----- Material provided -----
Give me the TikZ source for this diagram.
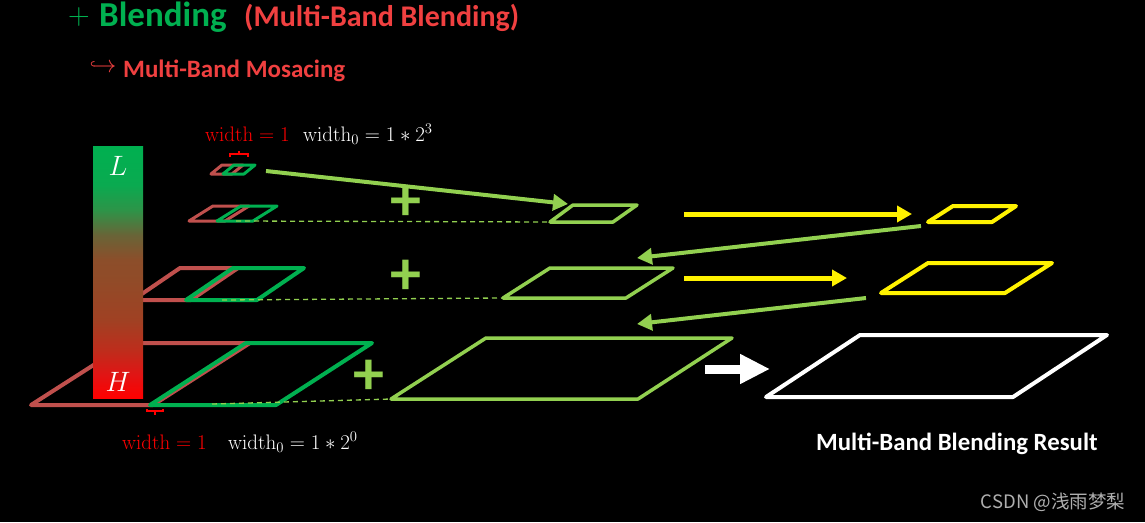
\RequirePackage{fix-cm}
\documentclass[tikz,border=0pt]{standalone}
\usepackage[no-math]{fontspec}
\setmainfont{Carlito}
\newfontfamily\cjkfont{Noto Sans CJK SC}
\usetikzlibrary{arrows.meta}
\definecolor{bgreen}{HTML}{00B050}
\definecolor{lgreen}{HTML}{92D050}
\definecolor{pinkred}{HTML}{C0504D}
\definecolor{titlered}{RGB}{240,64,64}
\definecolor{wmgray}{RGB}{175,175,175}
\definecolor{sA}{RGB}{255,0,0}
\definecolor{sB}{RGB}{225,20,20}
\definecolor{sC}{RGB}{190,45,28}
\definecolor{sD}{RGB}{160,65,35}
\definecolor{sE}{RGB}{145,75,40}
\definecolor{sF}{RGB}{140,78,42}
\definecolor{sG}{RGB}{105,100,55}
\definecolor{sH}{RGB}{45,148,72}
\definecolor{sI}{RGB}{10,170,80}
\definecolor{sJ}{RGB}{0,176,80}
\pgfdeclareverticalshading{barshade}{100bp}{color(0bp)=(sA); color(25bp)=(sA); color(29.6bp)=(sB); color(34.5bp)=(sC); color(40.5bp)=(sD); color(48.4bp)=(sE); color(52.4bp)=(sF); color(57.3bp)=(sG); color(62.3bp)=(sH); color(67.3bp)=(sI); color(75bp)=(sJ); color(100bp)=(sJ)}
\begin{document}
\begin{tikzpicture}[x=1pt,y=-1pt,
  par/.style={line width=4pt, line join=round},
  parthin/.style={line width=3pt, line join=round},
  redp/.style={draw=pinkred},
  grnp/.style={draw=bgreen},
  lgp/.style={par, draw=lgreen, line width=3.5pt},
  ylp/.style={par, draw=yellow},
  whp/.style={par, draw=white},
  dashln/.style={draw=lgreen, line width=1.3pt, dash pattern=on 5pt off 4pt},
  garrow/.style={draw=lgreen, line width=4pt, -{Triangle[length=15pt,width=16pt]}},
  yarrow/.style={draw=yellow, line width=5pt, -{Triangle[length=15pt,width=16pt]}},
  warrow/.style={draw=white, line width=9pt, -{Triangle[length=30pt,width=28pt]}},
  brk/.style={draw=red, line width=2.5pt},
  mtext/.style={inner sep=0pt, anchor=base west, font=\fontsize{21}{25}\selectfont},
  bigplus/.style={inner sep=0pt, text=lgreen, font=\bfseries\fontsize{62}{62}\selectfont},
  ttl/.style={inner sep=0pt, anchor=base west, font=\bfseries}
]
\fill[black] (0,0) rectangle (1145,522);
\useasboundingbox (0,0) rectangle (1145,522);

% ---- titles
\node[inner sep=0pt, text=bgreen, font=\fontsize{30}{30}\selectfont] (tplus) at (79,17) {$+$};
\node[ttl, text=bgreen, font=\bfseries\fontsize{35}{38}\selectfont] (tblend) at (99,27) {Blending};
\node[ttl, text=titlered, font=\bfseries\fontsize{30}{34}\selectfont] (tmb) at (244,27) {(Multi-Band Blending)};
\node[inner sep=0pt, text=titlered, font=\fontsize{24}{24}\selectfont] (hook) at (103,67) {$\hookrightarrow$};
\node[ttl, text=titlered, font=\bfseries\fontsize{25}{28}\selectfont] (tmos) at (123,77) {Multi-Band Mosacing};

% ---- left pyramid: red (first image) layers
\draw[redp, parthin] (211,174) -- (232,174) -- (243,165) -- (222,165) -- cycle;
\draw[redp, parthin] (189,221) -- (225,221) -- (249,206) -- (213,206) -- cycle;
\draw[redp, par] (133,300) -- (191,300) -- (238,268) -- (180,268) -- cycle;
\draw[redp, par] (31,405) -- (153,405) -- (250,343) -- (128,343) -- cycle;
% green (second image) layers
\draw[grnp, parthin] (223,174) -- (244,174) -- (255,165) -- (234,165) -- cycle;
\draw[grnp, parthin] (217,221) -- (253,221) -- (277,206) -- (241,206) -- cycle;
\draw[grnp, par] (186,300) -- (257,300) -- (304,268) -- (233,268) -- cycle;
\draw[grnp, par] (150,405) -- (276,405) -- (372,343) -- (246,343) -- cycle;

% ---- gradient bar
\node[name=bar, shading=barshade, minimum width=50pt, minimum height=252pt, inner sep=0pt, draw=none] at (118,272) {};
\node[inner sep=0pt, text=white, font=\fontsize{28}{28}\selectfont] (Llbl) at (118,166) {$L$};
\node[inner sep=0pt, text=white, font=\fontsize{28}{28}\selectfont] (Hlbl) at (118,382) {$H$};

% ---- width brackets and labels
\draw[brk] (230,157) -- (230,154) -- (248,154) -- (248,157);
\draw[brk] (239,154) -- (239,151);
\draw[brk] (147,409) -- (147,411) -- (163,411) -- (163,409);
\draw[brk] (155,411) -- (155,415);
\node[mtext, text=red] (w1top) at (205,141) {$\mathrm{width}=1$};
\node[mtext, text=white] (w0top) at (303,141) {$\mathrm{width}_0=1*2^3$};
\node[mtext, text=red] (w1bot) at (122,449) {$\mathrm{width}=1$};
\node[mtext, text=white] (w0bot) at (228,449) {$\mathrm{width}_0=1*2^0$};

% ---- coordinates
\coordinate (l1e) at (266,171);
\coordinate (l2e) at (236,221);
\coordinate (l3e) at (222,300);
\coordinate (l4e) at (212,404);
\coordinate (sBL) at (550,222);
\coordinate (mBL) at (503,298);
\coordinate (mTR) at (673,268);
\coordinate (bBL) at (391,399);
\coordinate (ySmBL) at (928,222);
\coordinate (yMdBL) at (881,293);
\coordinate (g1tip) at (568,204);
\coordinate (y1s) at (684,214);
\coordinate (y1t) at (912,214);
\coordinate (g2s) at (921,226);
\coordinate (g2t) at (637,258);
\coordinate (y2s) at (684,278);
\coordinate (y2t) at (847,278);
\coordinate (g3s) at (866,298);
\coordinate (g3t) at (637,324);
\coordinate (ws) at (705,369);
\coordinate (wt) at (770,369);

% ---- blended pyramid (light green)
\draw[lgp] (sBL) -- (613,222) -- (637,205) -- (573,205) -- cycle;
\draw[lgp] (mBL) -- (626,298) -- (mTR) -- (550,268) -- cycle;
\draw[lgp] (bBL) -- (638,399) -- (732,338) -- (486,338) -- cycle;
% yellow
\draw[ylp] (ySmBL) -- (992,222) -- (1016,206) -- (953,206) -- cycle;
\draw[ylp] (yMdBL) -- (1005,293) -- (1052,263) -- (928,263) -- cycle;
% white result
\draw[whp] (766,397) -- (1013,397) -- (1107,335) -- (860,335) -- cycle;

% ---- dashed guide lines
\draw[dashln] (l2e) -- (sBL);
\draw[dashln] (l3e) -- (mBL);
\draw[dashln] (l4e) -- (bBL);

% ---- plus signs
\node[bigplus] (p1) at (406,203) {+};
\node[bigplus] (p2) at (406,277) {+};
\node[bigplus] (p3) at (369,377) {+};

% ---- arrows
\draw[garrow] (l1e) -- (g1tip);
\draw[yarrow] (y1s) -- (y1t);
\draw[garrow] (g2s) -- (g2t);
\draw[yarrow] (y2s) -- (y2t);
\draw[garrow] (g3s) -- (g3t);
\draw[warrow] (ws) -- (wt);

% ---- result caption and watermark
\node[ttl, text=white, font=\bfseries\fontsize{24.8}{28}\selectfont] (res) at (816,450) {Multi-Band Blending Result};
\node[inner sep=0pt, text=wmgray, font=\cjkfont\fontsize{18.5}{20}\selectfont] (wm) at (1053,502) {CSDN @浅雨梦梨};
\end{tikzpicture}
\end{document}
-----
What the task asks →
Restate the data above exactly, stripping out each image.

Correct output →
Give me the TikZ source for this diagram.
\RequirePackage{fix-cm}
\documentclass[tikz,border=0pt]{standalone}
\usepackage[no-math]{fontspec}
\setmainfont{Carlito}
\newfontfamily\cjkfont{Noto Sans CJK SC}
\usetikzlibrary{arrows.meta}
\definecolor{bgreen}{HTML}{00B050}
\definecolor{lgreen}{HTML}{92D050}
\definecolor{pinkred}{HTML}{C0504D}
\definecolor{titlered}{RGB}{240,64,64}
\definecolor{wmgray}{RGB}{175,175,175}
\definecolor{sA}{RGB}{255,0,0}
\definecolor{sB}{RGB}{225,20,20}
\definecolor{sC}{RGB}{190,45,28}
\definecolor{sD}{RGB}{160,65,35}
\definecolor{sE}{RGB}{145,75,40}
\definecolor{sF}{RGB}{140,78,42}
\definecolor{sG}{RGB}{105,100,55}
\definecolor{sH}{RGB}{45,148,72}
\definecolor{sI}{RGB}{10,170,80}
\definecolor{sJ}{RGB}{0,176,80}
\pgfdeclareverticalshading{barshade}{100bp}{color(0bp)=(sA); color(25bp)=(sA); color(29.6bp)=(sB); color(34.5bp)=(sC); color(40.5bp)=(sD); color(48.4bp)=(sE); color(52.4bp)=(sF); color(57.3bp)=(sG); color(62.3bp)=(sH); color(67.3bp)=(sI); color(75bp)=(sJ); color(100bp)=(sJ)}
\begin{document}
\begin{tikzpicture}[x=1pt,y=-1pt,
  par/.style={line width=4pt, line join=round},
  parthin/.style={line width=3pt, line join=round},
  redp/.style={draw=pinkred},
  grnp/.style={draw=bgreen},
  lgp/.style={par, draw=lgreen, line width=3.5pt},
  ylp/.style={par, draw=yellow},
  whp/.style={par, draw=white},
  dashln/.style={draw=lgreen, line width=1.3pt, dash pattern=on 5pt off 4pt},
  garrow/.style={draw=lgreen, line width=4pt, -{Triangle[length=15pt,width=16pt]}},
  yarrow/.style={draw=yellow, line width=5pt, -{Triangle[length=15pt,width=16pt]}},
  warrow/.style={draw=white, line width=9pt, -{Triangle[length=30pt,width=28pt]}},
  brk/.style={draw=red, line width=2.5pt},
  mtext/.style={inner sep=0pt, anchor=base west, font=\fontsize{21}{25}\selectfont},
  bigplus/.style={inner sep=0pt, text=lgreen, font=\bfseries\fontsize{62}{62}\selectfont},
  ttl/.style={inner sep=0pt, anchor=base west, font=\bfseries}
]
\fill[black] (0,0) rectangle (1145,522);
\useasboundingbox (0,0) rectangle (1145,522);

% ---- titles
\node[inner sep=0pt, text=bgreen, font=\fontsize{30}{30}\selectfont] (tplus) at (79,17) {$+$};
\node[ttl, text=bgreen, font=\bfseries\fontsize{35}{38}\selectfont] (tblend) at (99,27) {Blending};
\node[ttl, text=titlered, font=\bfseries\fontsize{30}{34}\selectfont] (tmb) at (244,27) {(Multi-Band Blending)};
\node[inner sep=0pt, text=titlered, font=\fontsize{24}{24}\selectfont] (hook) at (103,67) {$\hookrightarrow$};
\node[ttl, text=titlered, font=\bfseries\fontsize{25}{28}\selectfont] (tmos) at (123,77) {Multi-Band Mosacing};

% ---- left pyramid: red (first image) layers
\draw[redp, parthin] (211,174) -- (232,174) -- (243,165) -- (222,165) -- cycle;
\draw[redp, parthin] (189,221) -- (225,221) -- (249,206) -- (213,206) -- cycle;
\draw[redp, par] (133,300) -- (191,300) -- (238,268) -- (180,268) -- cycle;
\draw[redp, par] (31,405) -- (153,405) -- (250,343) -- (128,343) -- cycle;
% green (second image) layers
\draw[grnp, parthin] (223,174) -- (244,174) -- (255,165) -- (234,165) -- cycle;
\draw[grnp, parthin] (217,221) -- (253,221) -- (277,206) -- (241,206) -- cycle;
\draw[grnp, par] (186,300) -- (257,300) -- (304,268) -- (233,268) -- cycle;
\draw[grnp, par] (150,405) -- (276,405) -- (372,343) -- (246,343) -- cycle;

% ---- gradient bar
\node[name=bar, shading=barshade, minimum width=50pt, minimum height=252pt, inner sep=0pt, draw=none] at (118,272) {};
\node[inner sep=0pt, text=white, font=\fontsize{28}{28}\selectfont] (Llbl) at (118,166) {$L$};
\node[inner sep=0pt, text=white, font=\fontsize{28}{28}\selectfont] (Hlbl) at (118,382) {$H$};

% ---- width brackets and labels
\draw[brk] (230,157) -- (230,154) -- (248,154) -- (248,157);
\draw[brk] (239,154) -- (239,151);
\draw[brk] (147,409) -- (147,411) -- (163,411) -- (163,409);
\draw[brk] (155,411) -- (155,415);
\node[mtext, text=red] (w1top) at (205,141) {$\mathrm{width}=1$};
\node[mtext, text=white] (w0top) at (303,141) {$\mathrm{width}_0=1*2^3$};
\node[mtext, text=red] (w1bot) at (122,449) {$\mathrm{width}=1$};
\node[mtext, text=white] (w0bot) at (228,449) {$\mathrm{width}_0=1*2^0$};

% ---- coordinates
\coordinate (l1e) at (266,171);
\coordinate (l2e) at (236,221);
\coordinate (l3e) at (222,300);
\coordinate (l4e) at (212,404);
\coordinate (sBL) at (550,222);
\coordinate (mBL) at (503,298);
\coordinate (mTR) at (673,268);
\coordinate (bBL) at (391,399);
\coordinate (ySmBL) at (928,222);
\coordinate (yMdBL) at (881,293);
\coordinate (g1tip) at (568,204);
\coordinate (y1s) at (684,214);
\coordinate (y1t) at (912,214);
\coordinate (g2s) at (921,226);
\coordinate (g2t) at (637,258);
\coordinate (y2s) at (684,278);
\coordinate (y2t) at (847,278);
\coordinate (g3s) at (866,298);
\coordinate (g3t) at (637,324);
\coordinate (ws) at (705,369);
\coordinate (wt) at (770,369);

% ---- blended pyramid (light green)
\draw[lgp] (sBL) -- (613,222) -- (637,205) -- (573,205) -- cycle;
\draw[lgp] (mBL) -- (626,298) -- (mTR) -- (550,268) -- cycle;
\draw[lgp] (bBL) -- (638,399) -- (732,338) -- (486,338) -- cycle;
% yellow
\draw[ylp] (ySmBL) -- (992,222) -- (1016,206) -- (953,206) -- cycle;
\draw[ylp] (yMdBL) -- (1005,293) -- (1052,263) -- (928,263) -- cycle;
% white result
\draw[whp] (766,397) -- (1013,397) -- (1107,335) -- (860,335) -- cycle;

% ---- dashed guide lines
\draw[dashln] (l2e) -- (sBL);
\draw[dashln] (l3e) -- (mBL);
\draw[dashln] (l4e) -- (bBL);

% ---- plus signs
\node[bigplus] (p1) at (406,203) {+};
\node[bigplus] (p2) at (406,277) {+};
\node[bigplus] (p3) at (369,377) {+};

% ---- arrows
\draw[garrow] (l1e) -- (g1tip);
\draw[yarrow] (y1s) -- (y1t);
\draw[garrow] (g2s) -- (g2t);
\draw[yarrow] (y2s) -- (y2t);
\draw[garrow] (g3s) -- (g3t);
\draw[warrow] (ws) -- (wt);

% ---- result caption and watermark
\node[ttl, text=white, font=\bfseries\fontsize{24.8}{28}\selectfont] (res) at (816,450) {Multi-Band Blending Result};
\node[inner sep=0pt, text=wmgray, font=\cjkfont\fontsize{18.5}{20}\selectfont] (wm) at (1053,502) {CSDN @浅雨梦梨};
\end{tikzpicture}
\end{document}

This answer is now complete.